Ports and Optical Drive. The previous MacBook Pro has some ports on the left side, some ports on the right side, and the DVD/CD drive in the front. This meant that when I connected it up to a monitor, etc. I had some cords hanging off the left side (power, USB, and headphones) and some hanging off the right side (monitor, ethernet, and other USB). This new model moves all ports to the left side, and moves the optical drive to the right side. Now, all external cables can be neatly lined up on the left, and the right side can be left clear for use with a physical mouse. I love this, although a left-handed work colleague does not share my enthusiasm.

Shape, Design and Overall Aesthetics. Well, this is an Apple product, so of course it looks great. But frankly, so did the previous model. What’s different about this one is the smooth curved corners and the overall shape. Unlike any other laptop, whose cases are composed of multiple pieces of metal and plastic, this new MacBook Pro is literally carved out of a 1″ thick slab of aluminum in a single piece. Apple even has a video of the process here. The result is that the fit and finish of this machine is absolutely remarkable.

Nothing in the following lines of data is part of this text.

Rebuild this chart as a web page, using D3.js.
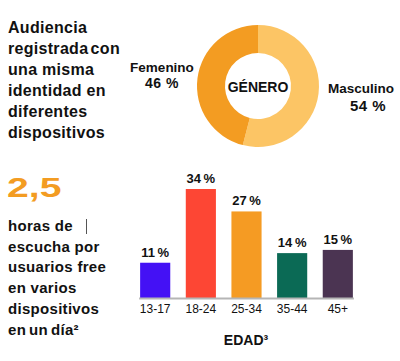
<!DOCTYPE html>
<html>
<head>
<meta charset="utf-8">
<script src="https://cdn.jsdelivr.net/npm/d3@7"></script>
<style>
  body { margin: 0; background: #fff; }
  text { font-family: "Liberation Sans", Arial, sans-serif; }
</style>
</head>
<body>
<div id="chart"></div>
<script>
"use strict";

const width = 400,
      height = 361;

// genero (donut)
const genders = ["Masculino", "Femenino"];
const genderValues = [54, 46];
const genderColors = ["#fcc565", "#f39c22"];

// edad (bars)
const ages = ["13-17", "18-24", "25-34", "35-44", "45+"];
const ageValues = [11, 34, 27, 14, 15];
const ageColors = ["#4411f5", "#fd4634", "#f59b23", "#0b6a55", "#4b3452"];

const titleLines = ["Audiencia", "registrada con", "una misma", "identidad en", "diferentes", "dispositivos"];
const hoursLines = ["horas de", "escucha por", "usuarios free", "en varios", "dispositivos", "en un día²"];

const svg = d3.select("#chart")
  .append("svg")
  .attr("width", width)
  .attr("height", height);

// left title block
svg.append("g")
  .selectAll("text")
  .data(titleLines)
  .join("text")
    .attr("x", 8)
    .attr("y", (d, i) => 33 + i * 21)
    .attr("font-size", 16)
    .attr("font-weight", "bold")
    .attr("letter-spacing", 0.3)
    .attr("word-spacing", (d, i) => i === 1 ? -2.5 : 0)
    .attr("fill", "#111")
    .text(d => d);

// big number, drawn wider like the original
svg.append("text")
  .attr("transform", "translate(7,197) scale(1.45,1)")
  .attr("font-size", 27)
  .attr("font-weight", "bold")
  .attr("fill", "#f39c22")
  .text("2,5");

svg.append("g")
  .selectAll("text")
  .data(hoursLines)
  .join("text")
    .attr("x", 8)
    .attr("y", (d, i) => 231 + i * 20.7)
    .attr("font-size", 15)
    .attr("font-weight", "bold")
    .attr("letter-spacing", 0.3)
    .attr("word-spacing", (d, i) => i === 5 ? -1.5 : 0)
    .attr("fill", "#111")
    .text(d => d);

// little cursor mark after "horas de"
svg.append("line")
  .attr("x1", 86.5).attr("x2", 86.5)
  .attr("y1", 219).attr("y2", 234)
  .attr("stroke", "#555")
  .attr("stroke-width", 1);

// donut
const cx = 258, cy = 86;
const pie = d3.pie().sort(null).value(d => d);
const arc = d3.arc().innerRadius(33).outerRadius(61);

const donut = svg.append("g")
  .attr("transform", `translate(${cx},${cy})`);

donut.selectAll("path")
  .data(pie(genderValues))
  .join("path")
    .attr("d", arc)
    .attr("fill", (d, i) => genderColors[i]);

donut.append("text")
  .attr("text-anchor", "middle")
  .attr("y", 6)
  .attr("font-size", 14)
  .attr("font-weight", "bold")
  .attr("fill", "#111")
  .text("GÉNERO");

// gender labels
svg.append("text")
  .attr("x", 162).attr("y", 72)
  .attr("text-anchor", "middle")
  .attr("font-size", 13.5).attr("font-weight", "bold").attr("fill", "#111")
  .text(genders[1]);
svg.append("text")
  .attr("x", 162).attr("y", 88)
  .attr("text-anchor", "middle")
  .attr("font-size", 14).attr("font-weight", "bold").attr("fill", "#111")
  .attr("letter-spacing", 0.5)
  .text(genderValues[1] + " %");

svg.append("text")
  .attr("x", 361).attr("y", 93)
  .attr("text-anchor", "middle")
  .attr("font-size", 13.5).attr("font-weight", "bold").attr("fill", "#111")
  .text(genders[0]);
svg.append("text")
  .attr("x", 368).attr("y", 111)
  .attr("text-anchor", "middle")
  .attr("font-size", 15).attr("font-weight", "bold").attr("fill", "#111")
  .attr("letter-spacing", 0.5)
  .text(genderValues[0] + " %");

// bar chart
const x = d3.scaleBand()
  .domain(ages)
  .range([131, 362])
  .paddingInner(0.34)
  .paddingOuter(0.2);

const y = d3.scaleLinear()
  .domain([0, 34])
  .range([298, 189]);

const bars = svg.append("g");

bars.selectAll("rect")
  .data(ageValues)
  .join("rect")
    .attr("x", (d, i) => x(ages[i]))
    .attr("y", d => y(d))
    .attr("width", x.bandwidth())
    .attr("height", d => y(0) - y(d))
    .attr("fill", (d, i) => ageColors[i]);

bars.selectAll("text.val")
  .data(ageValues)
  .join("text")
    .attr("class", "val")
    .attr("x", (d, i) => x(ages[i]) + x.bandwidth() / 2)
    .attr("y", d => y(d) - 6)
    .attr("text-anchor", "middle")
    .attr("font-size", 13)
    .attr("font-weight", "bold")
    .attr("word-spacing", -1)
    .attr("fill", "#111")
    .text(d => d + " %");

const xAxis = svg.append("g")
  .attr("transform", `translate(0,${y(0)})`)
  .call(d3.axisBottom(x).tickSize(0).tickPadding(6));

xAxis.select(".domain")
  .attr("stroke", "#b5b5b5")
  .attr("stroke-width", 2)
  .attr("d", `M${x(ages[0]) - 1},0.5H${x(ages[4]) + x.bandwidth() + 1}`);

xAxis.selectAll("text")
  .attr("font-size", 12)
  .attr("font-family", "Liberation Sans, Arial, sans-serif")
  .attr("fill", "#111");

svg.append("text")
  .attr("x", 246).attr("y", 345)
  .attr("text-anchor", "middle")
  .attr("font-size", 14).attr("font-weight", "bold").attr("fill", "#111")
  .text("EDAD³");
</script>
</body>
</html>
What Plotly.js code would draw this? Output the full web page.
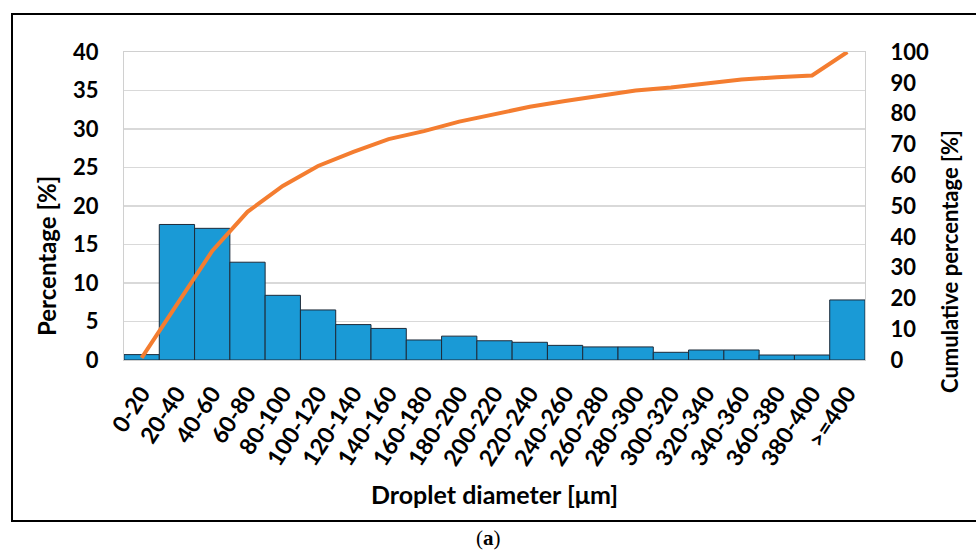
<!DOCTYPE html>
<html>
<head>
<meta charset="utf-8">
<script src="https://cdn.plot.ly/plotly-3.0.1.min.js"></script>
<style>html,body{margin:0;padding:0;background:#fff;}#chart{width:976px;height:551px;}</style>
</head>
<body>
<div id="chart"></div>
<script>
const categories = ["0-20","20-40","40-60","60-80","80-100","100-120","120-140","140-160","160-180","180-200","200-220","220-240","240-260","260-280","280-300","300-320","320-340","340-360","360-380","380-400",">=400"];
const percentage = [0.7,17.6,17.1,12.7,8.4,6.5,4.6,4.1,2.6,3.1,2.5,2.3,1.9,1.7,1.7,1.0,1.3,1.3,0.65,0.65,7.8];
const cumulative = [0.7,18.3,35.4,48.1,56.5,63.0,67.6,71.7,74.3,77.4,79.9,82.2,84.1,85.8,87.5,88.5,89.8,91.1,91.8,92.4,100];
const leftTicks = [0,5,10,15,20,25,30,35,40];
const rightTicks = [0,10,20,30,40,50,60,70,80,90,100];

const FONT = "Lato, 'Open Sans', sans-serif";
const L = 124, R = 865, T = 52, B = 360;
const px = x => (x - L) / (R - L);
const py = y => (B - y) / (B - T);

const traces = [
  {type:'bar', x:categories, y:percentage, yaxis:'y',
   marker:{color:'#1A9AD6', line:{color:'#1E2B3A', width:1}}, hoverinfo:'x+y'},
  {type:'scatter', mode:'lines', x:categories, y:cumulative, yaxis:'y2',
   line:{color:'#F47D30', width:4}, cliponaxis:false}
];

const layout = {
  width:976, height:551,
  margin:{l:L, r:976-R, t:T, b:551-B},
  paper_bgcolor:'#fff', plot_bgcolor:'#fff',
  showlegend:false, bargap:0,
  font:{family:FONT, color:'#000'},
  xaxis:{type:'category', range:[-0.5,20.5], tickangle:-57,
    tickfont:{family:FONT, size:23, color:'#000', weight:'bold'},
    ticks:'outside', ticklen:10, tickcolor:'rgba(0,0,0,0)',
    showline:true, linecolor:'#D0D0D0', linewidth:1, mirror:true, showgrid:false, zeroline:false},
  yaxis:{range:[0,40], tickvals:leftTicks, ticktext:leftTicks.map(String),
    tickfont:{family:FONT, size:22, color:'#000', weight:'bold'},
    ticks:'outside', ticklen:20, tickcolor:'rgba(0,0,0,0)',
    showgrid:true, gridcolor:'#D9D9D9', gridwidth:1.5, zeroline:false,
    showline:true, linecolor:'#D0D0D0', linewidth:1, mirror:true},
  yaxis2:{range:[0,100], overlaying:'y', side:'right', tickvals:rightTicks, ticktext:rightTicks.map(String),
    tickfont:{family:FONT, size:22, color:'#000', weight:'bold'},
    ticks:'outside', ticklen:20, tickcolor:'rgba(0,0,0,0)',
    showgrid:false, zeroline:false, showline:false},
  annotations:[
    {text:'Percentage [%]', xref:'paper', yref:'paper', x:px(46), y:py(256), textangle:-90,
     showarrow:false, xanchor:'center', yanchor:'middle', font:{family:FONT, size:24, color:'#000', weight:'bold'}},
    {text:'Cumulative percentage [%]', xref:'paper', yref:'paper', x:px(949), y:py(262), textangle:-90,
     showarrow:false, xanchor:'center', yanchor:'middle', font:{family:FONT, size:22, color:'#000', weight:'bold'}},
    {text:'Droplet diameter [μm]', xref:'paper', yref:'paper', x:px(494), y:py(494),
     showarrow:false, xanchor:'center', yanchor:'middle', font:{family:FONT, size:25, color:'#000', weight:'bold'}},
    {text:'(<b>a</b>)', xref:'paper', yref:'paper', x:px(488), y:py(538),
     showarrow:false, xanchor:'center', yanchor:'middle', font:{family:"'Liberation Serif', serif", size:21, color:'#000'}}
  ],
  shapes:[
    {type:'rect', xref:'paper', yref:'paper', x0:px(12), x1:px(990), y0:py(521), y1:py(14),
     line:{color:'#000', width:2}, fillcolor:'rgba(0,0,0,0)', layer:'below'}
  ]
};

Plotly.newPlot('chart', traces, layout, {displayModeBar:false, staticPlot:true});
</script>
</body>
</html>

Each individual key in the keyboard protrudes from a hole carved through the laptop case itself. And the whole keyboard area is recessed slightly within a gentle curve. The laptop case closes with a magnetic catch – there is no physical latch. To aid in opening it, a cutout is carved into the front edge. Due to the curved edges, this laptop feels great to carry around. And the solidity of the case is such than you can hold it open, by one edge, and the machine doesn’t flex or bend at all. Yet it is the same weight as the previous model. Absolutely amazing.

Conclusion. It’s gorgeous, fast, and efficient. It’s got the best keyboard on any laptop I’ve ever used. The track pad feels almost like alien technology. The fit and finish of the case is unparalleled in consumer electronics of any kind.

I’m in nerd nirvana, and I won’t ask for anything more from Apple- until this time next year, when this model will be old hat and I’ll be anxiously listing it on eBay to make room for its replacement, of course.